Step 4: Read the sentence once, then let it go. Don’t revise it. Don’t judge it. Just notice that you created something from nothing in less than three minutes — and that the quality doesn’t matter. The act does.
This practice works because it bypasses the two biggest creativity killers: self-judgment and attachment to outcome. By starting with presence (the breathing), moving through beginner’s mind (the object), and ending with release (letting the sentence go), you’re rehearsing the entire creative cycle in miniature.
Common traps
Waiting for inspiration to arrive before you begin
Inspiration is not a prerequisite for creative work. It’s a byproduct of it. You don’t wait to feel motivated and then sit down. You sit down and, sometimes, motivation follows. The monks don’t wait to feel spiritually moved before they begin the mandala. They begin, and the practice becomes the spiritual experience.
Confusing creativity with productivity
In a culture that measures value by output, it’s easy to confuse making things with creating things. Not every productive day is a creative one. Sometimes the most creative thing you do is stare out a window for twenty minutes and let your mind wander. That wandering is where new connections form — it just doesn’t look impressive on a to-do list.
Identifying too closely with your creative output
When you fuse your identity with what you create, every failed project becomes a personal failure. Every rejection is a rejection of you. This fusion is a form of attachment — and it’s one of the fastest ways to freeze the creative process. You are not your work. You are the awareness from which the work arises. The mandala is not the monk.
Believing creativity belongs to “creative people”

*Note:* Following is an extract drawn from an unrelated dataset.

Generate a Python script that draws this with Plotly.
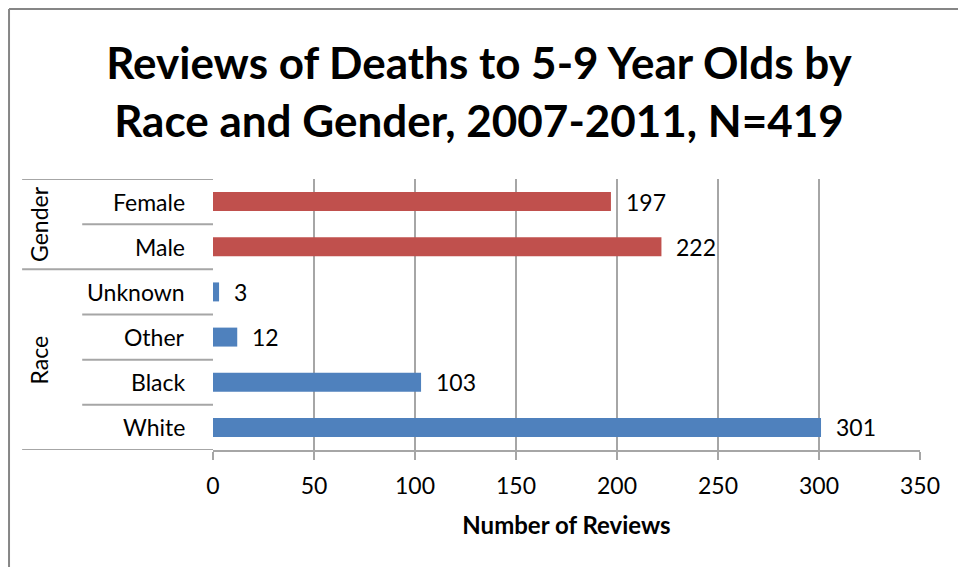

Creativity isn’t a trait that some people have and others don’t. It’s a capacity — like attention, like compassion — that can be cultivated or neglected. If you’ve neglected it, that doesn’t mean it’s gone. It means the water has been still for a while. The current is still there, underneath.
A simple takeaway
- Creativity isn’t something you produce. It’s something you allow — by releasing the grip on outcome, identity, and perfection.
- The Buddhist teaching of impermanence (anicca) isn’t just a spiritual concept. It’s a creative one. When you stop trying to make things permanent, you free yourself to make things honest.
- Mindfulness and creativity aren’t separate practices. Presence is the soil in which ideas grow. The more fully you’re here, the more freely the work flows.
- The discipline of creativity isn’t about control. It’s about returning — to the work, to the page, to the moment — without needing to know what will happen next.
- If the water has frozen, you don’t need more talent. You need more warmth. Start with attention. Start with letting go. Start with one sentence that doesn’t need to be good.